» Required task
Copy out the lines that have "with" in them.

» Source excerpt
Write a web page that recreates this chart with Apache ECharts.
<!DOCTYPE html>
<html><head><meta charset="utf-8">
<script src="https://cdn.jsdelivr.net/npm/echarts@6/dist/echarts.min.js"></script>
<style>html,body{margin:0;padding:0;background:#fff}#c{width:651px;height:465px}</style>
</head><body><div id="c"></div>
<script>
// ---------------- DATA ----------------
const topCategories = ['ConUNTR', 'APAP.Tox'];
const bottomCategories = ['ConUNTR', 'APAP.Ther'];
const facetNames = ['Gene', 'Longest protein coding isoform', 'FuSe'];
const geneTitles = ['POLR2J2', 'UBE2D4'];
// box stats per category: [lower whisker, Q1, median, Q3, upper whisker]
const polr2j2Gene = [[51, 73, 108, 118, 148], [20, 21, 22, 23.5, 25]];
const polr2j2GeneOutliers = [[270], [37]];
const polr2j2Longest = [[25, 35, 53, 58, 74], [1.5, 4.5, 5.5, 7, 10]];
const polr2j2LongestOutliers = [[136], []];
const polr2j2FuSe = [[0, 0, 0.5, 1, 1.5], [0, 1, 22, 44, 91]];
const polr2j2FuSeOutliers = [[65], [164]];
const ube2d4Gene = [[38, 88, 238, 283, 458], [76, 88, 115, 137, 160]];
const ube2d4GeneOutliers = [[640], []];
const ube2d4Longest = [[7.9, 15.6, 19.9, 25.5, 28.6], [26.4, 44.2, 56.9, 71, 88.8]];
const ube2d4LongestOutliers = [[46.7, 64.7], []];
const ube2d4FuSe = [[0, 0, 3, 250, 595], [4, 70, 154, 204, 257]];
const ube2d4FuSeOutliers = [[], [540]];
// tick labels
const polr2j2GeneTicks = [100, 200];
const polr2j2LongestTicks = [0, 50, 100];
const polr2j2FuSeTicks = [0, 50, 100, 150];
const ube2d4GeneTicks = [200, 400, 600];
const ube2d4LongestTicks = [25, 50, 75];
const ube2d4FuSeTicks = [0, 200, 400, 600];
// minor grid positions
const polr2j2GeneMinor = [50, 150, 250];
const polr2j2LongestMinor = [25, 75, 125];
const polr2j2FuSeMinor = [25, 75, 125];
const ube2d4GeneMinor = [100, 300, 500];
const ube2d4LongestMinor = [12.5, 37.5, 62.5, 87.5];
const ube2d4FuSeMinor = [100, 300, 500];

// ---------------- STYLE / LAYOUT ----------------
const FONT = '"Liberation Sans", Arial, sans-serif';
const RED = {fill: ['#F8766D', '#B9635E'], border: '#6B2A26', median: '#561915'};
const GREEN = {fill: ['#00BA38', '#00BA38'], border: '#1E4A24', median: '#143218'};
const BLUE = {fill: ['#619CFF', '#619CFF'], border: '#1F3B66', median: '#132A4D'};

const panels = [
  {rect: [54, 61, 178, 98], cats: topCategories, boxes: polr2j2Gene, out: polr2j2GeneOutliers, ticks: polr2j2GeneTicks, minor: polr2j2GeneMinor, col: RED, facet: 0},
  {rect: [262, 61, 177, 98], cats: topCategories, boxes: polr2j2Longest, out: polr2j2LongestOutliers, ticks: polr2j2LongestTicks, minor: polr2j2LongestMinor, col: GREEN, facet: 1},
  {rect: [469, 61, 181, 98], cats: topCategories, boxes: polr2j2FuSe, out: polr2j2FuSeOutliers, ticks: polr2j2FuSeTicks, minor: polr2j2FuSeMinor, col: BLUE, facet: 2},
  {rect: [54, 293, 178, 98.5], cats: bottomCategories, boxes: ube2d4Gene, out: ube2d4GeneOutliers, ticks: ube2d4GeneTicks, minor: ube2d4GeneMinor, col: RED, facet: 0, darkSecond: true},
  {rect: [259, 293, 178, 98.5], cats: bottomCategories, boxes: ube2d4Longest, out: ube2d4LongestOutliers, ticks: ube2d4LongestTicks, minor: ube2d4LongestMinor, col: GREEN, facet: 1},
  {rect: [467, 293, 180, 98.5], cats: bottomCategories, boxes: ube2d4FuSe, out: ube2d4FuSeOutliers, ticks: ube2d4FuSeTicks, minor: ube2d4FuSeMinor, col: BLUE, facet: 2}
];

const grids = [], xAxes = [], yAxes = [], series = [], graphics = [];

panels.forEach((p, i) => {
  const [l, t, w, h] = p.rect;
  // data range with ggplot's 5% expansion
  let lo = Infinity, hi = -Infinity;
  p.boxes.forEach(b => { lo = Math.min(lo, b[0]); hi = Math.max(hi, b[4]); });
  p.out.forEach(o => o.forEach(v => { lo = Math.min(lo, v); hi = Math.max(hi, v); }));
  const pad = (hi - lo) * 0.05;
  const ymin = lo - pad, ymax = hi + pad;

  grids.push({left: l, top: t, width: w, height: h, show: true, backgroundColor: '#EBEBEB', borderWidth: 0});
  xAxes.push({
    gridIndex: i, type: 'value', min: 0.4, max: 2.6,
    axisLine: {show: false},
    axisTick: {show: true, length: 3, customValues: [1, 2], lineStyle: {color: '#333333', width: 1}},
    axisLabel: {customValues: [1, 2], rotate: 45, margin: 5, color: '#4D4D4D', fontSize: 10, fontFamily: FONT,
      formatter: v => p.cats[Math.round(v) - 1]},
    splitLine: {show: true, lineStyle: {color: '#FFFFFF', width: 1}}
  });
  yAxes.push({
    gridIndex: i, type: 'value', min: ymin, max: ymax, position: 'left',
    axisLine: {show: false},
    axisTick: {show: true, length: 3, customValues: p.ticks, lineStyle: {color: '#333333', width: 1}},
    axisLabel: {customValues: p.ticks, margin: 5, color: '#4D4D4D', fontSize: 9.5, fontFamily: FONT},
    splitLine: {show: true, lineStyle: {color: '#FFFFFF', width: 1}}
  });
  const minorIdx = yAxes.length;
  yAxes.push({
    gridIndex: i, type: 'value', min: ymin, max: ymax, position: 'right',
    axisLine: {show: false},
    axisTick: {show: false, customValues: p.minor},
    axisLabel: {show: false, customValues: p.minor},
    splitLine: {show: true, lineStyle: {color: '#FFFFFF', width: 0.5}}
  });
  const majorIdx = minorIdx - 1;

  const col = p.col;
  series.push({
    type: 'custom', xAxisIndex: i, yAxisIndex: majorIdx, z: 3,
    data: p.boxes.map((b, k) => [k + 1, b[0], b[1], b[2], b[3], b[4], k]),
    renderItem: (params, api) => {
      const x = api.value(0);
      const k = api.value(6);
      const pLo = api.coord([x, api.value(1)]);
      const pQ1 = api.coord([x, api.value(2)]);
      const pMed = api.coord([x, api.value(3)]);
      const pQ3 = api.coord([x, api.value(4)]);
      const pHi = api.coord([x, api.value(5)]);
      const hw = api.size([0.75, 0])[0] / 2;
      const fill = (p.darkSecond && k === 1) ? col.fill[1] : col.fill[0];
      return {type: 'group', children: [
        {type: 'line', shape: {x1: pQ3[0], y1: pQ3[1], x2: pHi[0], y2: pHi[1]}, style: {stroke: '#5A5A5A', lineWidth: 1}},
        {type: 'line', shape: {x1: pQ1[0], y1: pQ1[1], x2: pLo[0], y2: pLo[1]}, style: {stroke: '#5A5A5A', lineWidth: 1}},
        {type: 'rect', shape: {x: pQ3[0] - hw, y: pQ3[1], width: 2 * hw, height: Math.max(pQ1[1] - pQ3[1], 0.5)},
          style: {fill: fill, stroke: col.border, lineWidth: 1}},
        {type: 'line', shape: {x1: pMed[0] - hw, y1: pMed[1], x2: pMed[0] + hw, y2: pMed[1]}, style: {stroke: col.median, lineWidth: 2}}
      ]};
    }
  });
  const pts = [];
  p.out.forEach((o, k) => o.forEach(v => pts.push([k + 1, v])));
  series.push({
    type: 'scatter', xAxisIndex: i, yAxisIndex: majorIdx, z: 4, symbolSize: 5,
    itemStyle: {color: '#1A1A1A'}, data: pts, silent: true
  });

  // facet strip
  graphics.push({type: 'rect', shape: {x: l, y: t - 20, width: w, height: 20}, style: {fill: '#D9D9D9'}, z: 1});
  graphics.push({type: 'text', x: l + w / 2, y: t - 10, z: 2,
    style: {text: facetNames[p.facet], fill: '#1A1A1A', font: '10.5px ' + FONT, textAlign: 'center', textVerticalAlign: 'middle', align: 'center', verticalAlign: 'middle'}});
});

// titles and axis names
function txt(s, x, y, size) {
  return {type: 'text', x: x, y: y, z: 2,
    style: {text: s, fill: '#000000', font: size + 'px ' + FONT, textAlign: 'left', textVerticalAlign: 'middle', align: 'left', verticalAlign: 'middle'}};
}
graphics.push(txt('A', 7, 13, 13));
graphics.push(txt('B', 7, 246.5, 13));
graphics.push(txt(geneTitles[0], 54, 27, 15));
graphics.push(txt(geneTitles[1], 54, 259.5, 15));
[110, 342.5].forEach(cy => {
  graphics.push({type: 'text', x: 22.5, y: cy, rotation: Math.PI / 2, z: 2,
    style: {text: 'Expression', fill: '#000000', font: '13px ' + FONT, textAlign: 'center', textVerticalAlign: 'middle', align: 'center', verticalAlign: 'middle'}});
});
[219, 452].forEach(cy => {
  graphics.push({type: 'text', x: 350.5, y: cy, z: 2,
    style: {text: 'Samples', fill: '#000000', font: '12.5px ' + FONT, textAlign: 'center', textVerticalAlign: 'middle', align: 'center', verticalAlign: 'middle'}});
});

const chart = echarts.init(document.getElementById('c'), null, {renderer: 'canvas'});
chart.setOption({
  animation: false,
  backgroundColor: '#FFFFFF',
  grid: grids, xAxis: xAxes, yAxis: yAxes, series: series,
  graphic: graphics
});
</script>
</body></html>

» Response
Write a web page that recreates this chart with Apache ECharts.
  // data range with ggplot's 5% expansion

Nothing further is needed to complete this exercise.